Even with hugely higher taxes we’ll still be marching toward default — and the military cuts will make war more likely.
On or about the end of this year, some big things will be happening with federal government income and outlays. These are commonly referred to as “the fiscal cliff.” Although these changes are complicated, I can simplify them a bit by leaving some small items out.
Basically, the substantial tax cuts George Bush put through on personal income, on dividends, on estates, on capital gains, will expire. That means taxes, especially for upper income persons and for those with large holdings of stocks, and with large estates, will go up quite dramatically. Some estimates put the total increase in the neighborhood of eight to nine percentage points for a high income earner.

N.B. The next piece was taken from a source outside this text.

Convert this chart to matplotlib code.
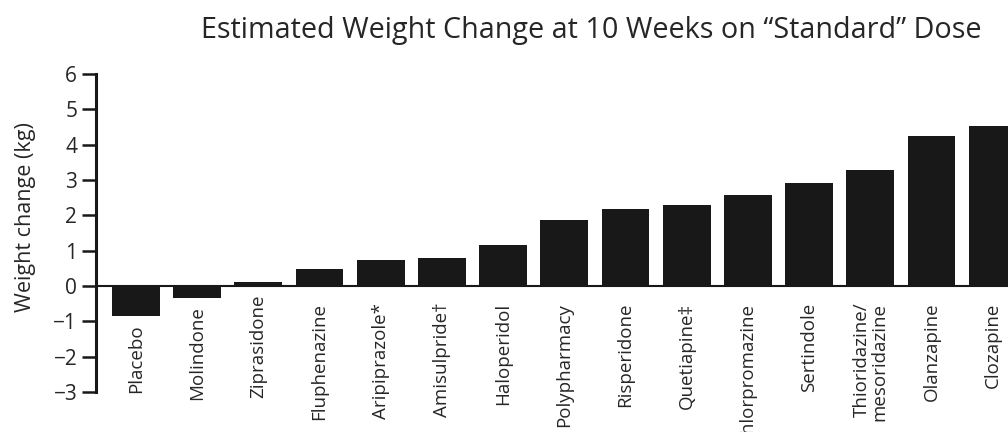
import matplotlib
matplotlib.use("Agg")
import matplotlib.pyplot as plt

drugs = ["Placebo", "Molindone", "Ziprasidone", "Fluphenazine", "Aripiprazole*",
         "Amisulpride\u2020", "Haloperidol", "Polypharmacy", "Risperidone",
         "Quetiapine\u2021", "Chlorpromazine", "Sertindole",
         "Thioridazine/\nmesoridazine", "Olanzapine", "Clozapine"]
weight_change = [-0.85, -0.34, 0.10, 0.48, 0.74, 0.80, 1.16, 1.87, 2.18,
                 2.29, 2.58, 2.92, 3.28, 4.25, 4.53]
yticks = [-3, -2, -1, 0, 1, 2, 3, 4, 5, 6]

plt.rcParams['font.family'] = ['Open Sans', 'DejaVu Sans']
txt = '#262626'

fig = plt.figure(figsize=(10.08, 4.32), dpi=100)
ax = fig.add_axes([0.0952, 0.0926, 0.926, 0.7361])

x = range(len(drugs))
ax.bar(x, weight_change, width=0.78, color='#181818', zorder=2)
ax.axhline(0, color='#181818', lw=1.5, zorder=1)

ax.set_xlim(-0.654, 14.6)
ax.set_ylim(-3, 6)
ax.set_yticks(yticks)
ax.set_xticks([])
for s in ['top', 'right', 'bottom']:
    ax.spines[s].set_visible(False)
ax.spines['left'].set_linewidth(2.2)
ax.spines['left'].set_color('#181818')
ax.tick_params(axis='y', length=10, width=1.8, color='#181818', pad=3.5,
               labelsize=15, labelcolor=txt)
ax.set_ylabel('Weight change (kg)', fontsize=15.5, color=txt)
ax.yaxis.set_label_coords(-0.064, 0.55)

# rotated category labels hanging below each bar
for i, (name, v) in enumerate(zip(drugs, weight_change)):
    off = -6 if v <= 0.15 else -12
    ax.annotate(name, xy=(i, min(v, 0)), xytext=(0, off), textcoords='offset points',
                rotation=90, ha='center', va='top', multialignment='right',
                fontsize=13.5, color=txt, linespacing=0.95)

fig.text(0.587, 0.912, 'Estimated Weight Change at 10 Weeks on \u201cStandard\u201d Dose',
         ha='center', va='baseline', fontsize=20.7, color=txt)

fig.savefig('out.png', dpi=100)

The effect on stocks will be large, since the rate in dividends — a large part of the return on stocks — will more than double. That will make stocks less valuable by a goodly margin. Look out below.
The total intake from these tax increases is likely to be in the range of very roughly $250 billion (and I emphasize that this is a rough number) in 2013. There will also, slightly later, be the Obamacare tax hikes on high earners, which will add about 3.5 percentage points to the income tax rate for those with what the Obama regime dubs high income earners.
This abrupt drop off of the Bush tax cuts came because the legislative branch and Mr. Obama could not agree on a more nuanced and gradual way to raise taxes following the expiration of the Bush era tax cuts.
At the same moment, the federal government will begin what it calls “the sequester,” in which very roughly another $300 billion will be lopped from federal spending. The slight majority will be from defense and the rest from “discretionary” federal spending, i.e., not interest on the debt or pensions.
The “sequester” came about because Congress and Mr. Obama could not agree on a plan to more selectively decrease federal spending than the meat axe approach. It troubles me very much because in this challenging world, I do not see the value of cutting defense spending. The principle at work here seems to be one that my father used to describe as, “We’ll do something good for the country — civilian cuts—as long as we can also do something bad for the country — defense cuts.” While China raises its war fighting spending rapidly, we will be hammering ours down. To me, this makes no sense.
In fact, in a nation where there are still so many out of work, I don’t see the point of the civilian cuts right now, either.
But, here come a few points:
The point of the “fiscal cliff” and the sequester is to cut the deficit and attack the immense federal debt. But our spending and debt problems are so large that even with the tax hikes and the budget cuts, our deficit will still be roughly $500 billion in the next fiscal year — one of the five largest deficits on record — and our national debt will be racing towards $20 trillion.
That is how deep a hole we are in. The combination of Bush era tax cuts plus wars plus the stupendous deficits of the first Obama term have put us into a fiscal swamp. Even with these terrible cuts, we will still be marching towards default.
But it gets worse. There will be similar, perhaps larger cuts to spending in the next nine years. At the end of that time, there is some question as to whether we will be able to defend ourselves as a nation — and our national debt will still be rocketing upwards as Obamacare kicks in.
How did this happen? The responsibility, in my mind, largely rests with a well meaning but mistaken idea: that drastic cuts in income taxes would raise economic activity so much that we would collect more federal revenue. There never was any data proving this. There never was meaningful theory proving this — i.e., that large tax cuts would raise productivity and labor force participation dramatically. In fact, the data showed otherwise. Nevertheless, the tax cuts went through under Bush 43, and spending exploded under Obama, and now we are in for it.
The chickens have come home to roost, as the old saying goes.
To coin another old saying, taxes, especially for the high income earners here in California, where I live, are going “sky high.” Instead of a roughly 35% top federal rate, we will have a roughly 43% top federal rate. At the state level, with Jerry Brown’s new taxes in effect retroactively, we will have a top state income tax rate of roughly 15%. Then, we get the Obamacare hike and we are — whaam — over 50% and more on the way, because we will still be running big deficits.